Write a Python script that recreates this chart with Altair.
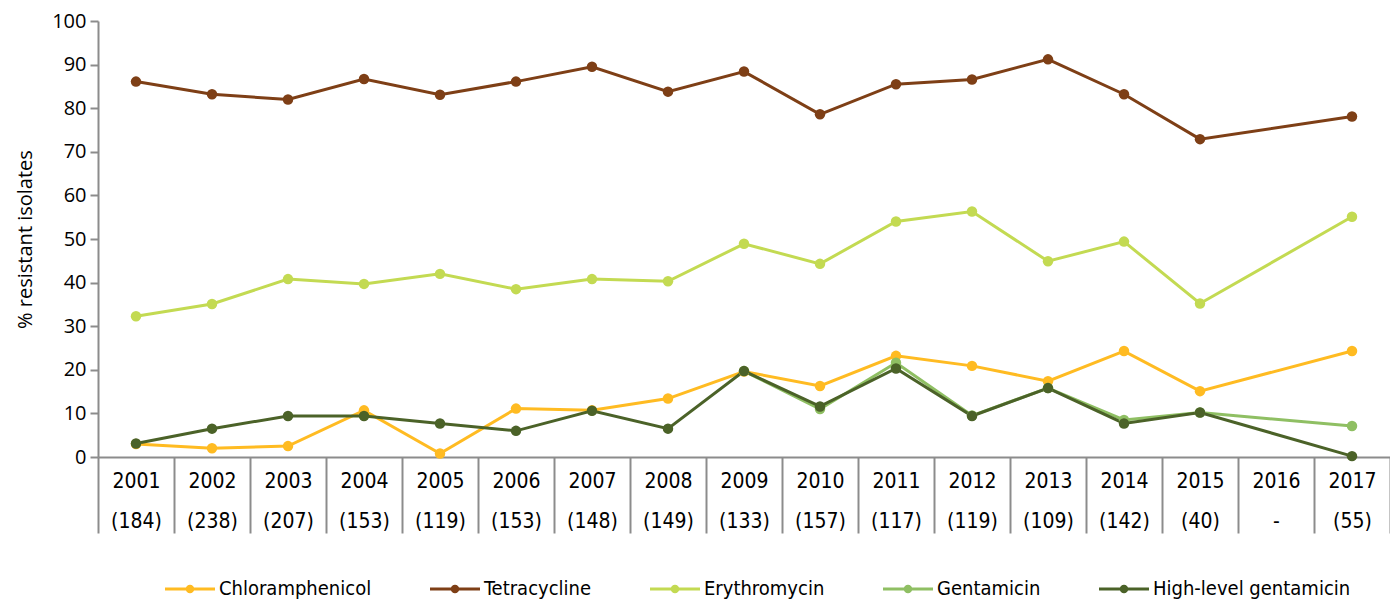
import altair as alt
import pandas as pd

years = ["2001", "2002", "2003", "2004", "2005", "2006", "2007", "2008", "2009",
         "2010", "2011", "2012", "2013", "2014", "2015", "2016", "2017"]
n_tested = ["(184)", "(238)", "(207)", "(153)", "(119)", "(153)", "(148)", "(149)", "(133)",
            "(157)", "(117)", "(119)", "(109)", "(142)", "(40)", "-", "(55)"]

series_names = ["Chloramphenicol", "Tetracycline", "Erythromycin", "Gentamicin",
                "High-level gentamicin"]
series_colors = ["#FFBB22", "#7E3F16", "#C3DA52", "#8FBF63", "#4B6228"]

chloramphenicol = [3.0, 2.0, 2.5, 10.7, 0.8, 11.1, 10.7, 13.4, 19.6, 16.3, 23.2, 20.9,
                   17.4, 24.3, 15.1, None, 24.3]
tetracycline = [86.1, 83.2, 82.0, 86.7, 83.1, 86.1, 89.5, 83.8, 88.4, 78.6, 85.5, 86.6,
                91.2, 83.2, 72.9, None, 78.1]
erythromycin = [32.3, 35.1, 40.8, 39.7, 42.0, 38.5, 40.8, 40.3, 48.9, 44.3, 54.0, 56.3,
                44.9, 49.4, 35.2, None, 55.1]
gentamicin = [None, None, None, None, None, None, None, None, 19.7, 11.0, 21.6, 9.5,
              15.8, 8.5, 10.2, None, 7.1]
high_level_gentamicin = [3.1, 6.5, 9.4, 9.4, 7.7, 6.0, 10.6, 6.5, 19.7, 11.6, 20.3, 9.4,
                         15.8, 7.7, 10.2, None, 0.2]

series_values = [chloramphenicol, tetracycline, erythromycin, gentamicin, high_level_gentamicin]

x_labels = [f"{y}|{n}" for y, n in zip(years, n_tested)]

rows = []
for name, vals in zip(series_names, series_values):
    for lab, v in zip(x_labels, vals):
        if v is not None:
            rows.append({"label": lab, "series": name, "value": v})
df = pd.DataFrame(rows)

narrow_font = "DejaVu Sans Condensed, Liberation Sans Narrow, Roboto Condensed, sans-serif"
axis_font = "Open Sans, Noto Sans, sans-serif"
grey = "#8C8C8C"

x_enc = alt.X(
    "label:O",
    scale=alt.Scale(type="band", domain=x_labels, paddingInner=0, paddingOuter=0),
    axis=alt.Axis(
        title=None,
        labelExpr="split(datum.label, '|')",
        tickBand="extent",
        tickSize=76,
        tickWidth=2,
        tickColor=grey,
        domainColor=grey,
        domainWidth=2,
        labelPadding=-52,
        labelBaseline="middle",
        labelLineHeight=40,
        labelFont=narrow_font,
        labelFontSize=21,
        labelColor="#000000",
        labelAngle=0,
        labelOverlap=False,
        labelFlush=False,
        labelBound=False,
    ),
)

y_enc = alt.Y(
    "value:Q",
    scale=alt.Scale(domain=[0, 100], nice=False),
    axis=alt.Axis(
        title="% resistant isolates",
        values=list(range(0, 101, 10)),
        grid=False,
        tickSize=8,
        tickWidth=2,
        tickColor=grey,
        domainColor=grey,
        domainWidth=2,
        labelFont=axis_font,
        labelFontSize=20,
        labelColor="#000000",
        labelPadding=4,
        titleFont=axis_font,
        titleFontSize=20,
        titleFontWeight="normal",
        titleColor="#000000",
        titlePadding=16,
    ),
)

legend_symbol = ("M-1,-0.06L1,-0.06L1,0.06L-1,0.06Z "
                 "M-0.17,0A0.17,0.17 0 1,1 0.17,0A0.17,0.17 0 1,1 -0.17,0Z")

legend = alt.Legend(
    title=None,
    orient="none",
    legendX=67,
    legendY=543,
    direction="horizontal",
    columns=5,
    columnPadding=58,
    symbolType=legend_symbol,
    symbolSize=2500,
    symbolStrokeWidth=0,
    labelFont=narrow_font,
    labelFontSize=20,
    labelColor="#000000",
    labelOffset=4,
    labelLimit=400,
)

color_enc = alt.Color("series:N", scale=alt.Scale(domain=series_names, range=series_colors),
                      legend=legend)

lines = alt.Chart(df).mark_line(strokeWidth=3).encode(
    x=x_enc,
    y=y_enc,
    color=color_enc,
)

points = alt.Chart(df).mark_circle(size=110, opacity=1).encode(
    x=x_enc,
    y=y_enc,
    color=color_enc,
)

chart = (
    alt.layer(lines, points)
    .properties(
        width=1292,
        height=436,
        padding={"left": 90, "top": 13, "right": 0, "bottom": 145},
        autosize="none",
    )
    .configure_view(stroke=None)
)

chart.save("out.html", embed_options={"renderer": "svg", "actions": False})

▬▬▬

## Task instructions
Images should not appear in the copy; retype the listing above exactly.

## Response to this exercise
Write a Python script that recreates this chart with Altair.
import altair as alt
import pandas as pd

years = ["2001", "2002", "2003", "2004", "2005", "2006", "2007", "2008", "2009",
         "2010", "2011", "2012", "2013", "2014", "2015", "2016", "2017"]
n_tested = ["(184)", "(238)", "(207)", "(153)", "(119)", "(153)", "(148)", "(149)", "(133)",
            "(157)", "(117)", "(119)", "(109)", "(142)", "(40)", "-", "(55)"]

series_names = ["Chloramphenicol", "Tetracycline", "Erythromycin", "Gentamicin",
                "High-level gentamicin"]
series_colors = ["#FFBB22", "#7E3F16", "#C3DA52", "#8FBF63", "#4B6228"]

chloramphenicol = [3.0, 2.0, 2.5, 10.7, 0.8, 11.1, 10.7, 13.4, 19.6, 16.3, 23.2, 20.9,
                   17.4, 24.3, 15.1, None, 24.3]
tetracycline = [86.1, 83.2, 82.0, 86.7, 83.1, 86.1, 89.5, 83.8, 88.4, 78.6, 85.5, 86.6,
                91.2, 83.2, 72.9, None, 78.1]
erythromycin = [32.3, 35.1, 40.8, 39.7, 42.0, 38.5, 40.8, 40.3, 48.9, 44.3, 54.0, 56.3,
                44.9, 49.4, 35.2, None, 55.1]
gentamicin = [None, None, None, None, None, None, None, None, 19.7, 11.0, 21.6, 9.5,
              15.8, 8.5, 10.2, None, 7.1]
high_level_gentamicin = [3.1, 6.5, 9.4, 9.4, 7.7, 6.0, 10.6, 6.5, 19.7, 11.6, 20.3, 9.4,
                         15.8, 7.7, 10.2, None, 0.2]

series_values = [chloramphenicol, tetracycline, erythromycin, gentamicin, high_level_gentamicin]

x_labels = [f"{y}|{n}" for y, n in zip(years, n_tested)]

rows = []
for name, vals in zip(series_names, series_values):
    for lab, v in zip(x_labels, vals):
        if v is not None:
            rows.append({"label": lab, "series": name, "value": v})
df = pd.DataFrame(rows)

narrow_font = "DejaVu Sans Condensed, Liberation Sans Narrow, Roboto Condensed, sans-serif"
axis_font = "Open Sans, Noto Sans, sans-serif"
grey = "#8C8C8C"

x_enc = alt.X(
    "label:O",
    scale=alt.Scale(type="band", domain=x_labels, paddingInner=0, paddingOuter=0),
    axis=alt.Axis(
        title=None,
        labelExpr="split(datum.label, '|')",
        tickBand="extent",
        tickSize=76,
        tickWidth=2,
        tickColor=grey,
        domainColor=grey,
        domainWidth=2,
        labelPadding=-52,
        labelBaseline="middle",
        labelLineHeight=40,
        labelFont=narrow_font,
        labelFontSize=21,
        labelColor="#000000",
        labelAngle=0,
        labelOverlap=False,
        labelFlush=False,
        labelBound=False,
    ),
)

y_enc = alt.Y(
    "value:Q",
    scale=alt.Scale(domain=[0, 100], nice=False),
    axis=alt.Axis(
        title="% resistant isolates",
        values=list(range(0, 101, 10)),
        grid=False,
        tickSize=8,
        tickWidth=2,
        tickColor=grey,
        domainColor=grey,
        domainWidth=2,
        labelFont=axis_font,
        labelFontSize=20,
        labelColor="#000000",
        labelPadding=4,
        titleFont=axis_font,
        titleFontSize=20,
        titleFontWeight="normal",
        titleColor="#000000",
        titlePadding=16,
    ),
)

legend_symbol = ("M-1,-0.06L1,-0.06L1,0.06L-1,0.06Z "
                 "M-0.17,0A0.17,0.17 0 1,1 0.17,0A0.17,0.17 0 1,1 -0.17,0Z")

legend = alt.Legend(
    title=None,
    orient="none",
    legendX=67,
    legendY=543,
    direction="horizontal",
    columns=5,
    columnPadding=58,
    symbolType=legend_symbol,
    symbolSize=2500,
    symbolStrokeWidth=0,
    labelFont=narrow_font,
    labelFontSize=20,
    labelColor="#000000",
    labelOffset=4,
    labelLimit=400,
)

color_enc = alt.Color("series:N", scale=alt.Scale(domain=series_names, range=series_colors),
                      legend=legend)

lines = alt.Chart(df).mark_line(strokeWidth=3).encode(
    x=x_enc,
    y=y_enc,
    color=color_enc,
)

points = alt.Chart(df).mark_circle(size=110, opacity=1).encode(
    x=x_enc,
    y=y_enc,
    color=color_enc,
)

chart = (
    alt.layer(lines, points)
    .properties(
        width=1292,
        height=436,
        padding={"left": 90, "top": 13, "right": 0, "bottom": 145},
        autosize="none",
    )
    .configure_view(stroke=None)
)

chart.save("out.html", embed_options={"renderer": "svg", "actions": False})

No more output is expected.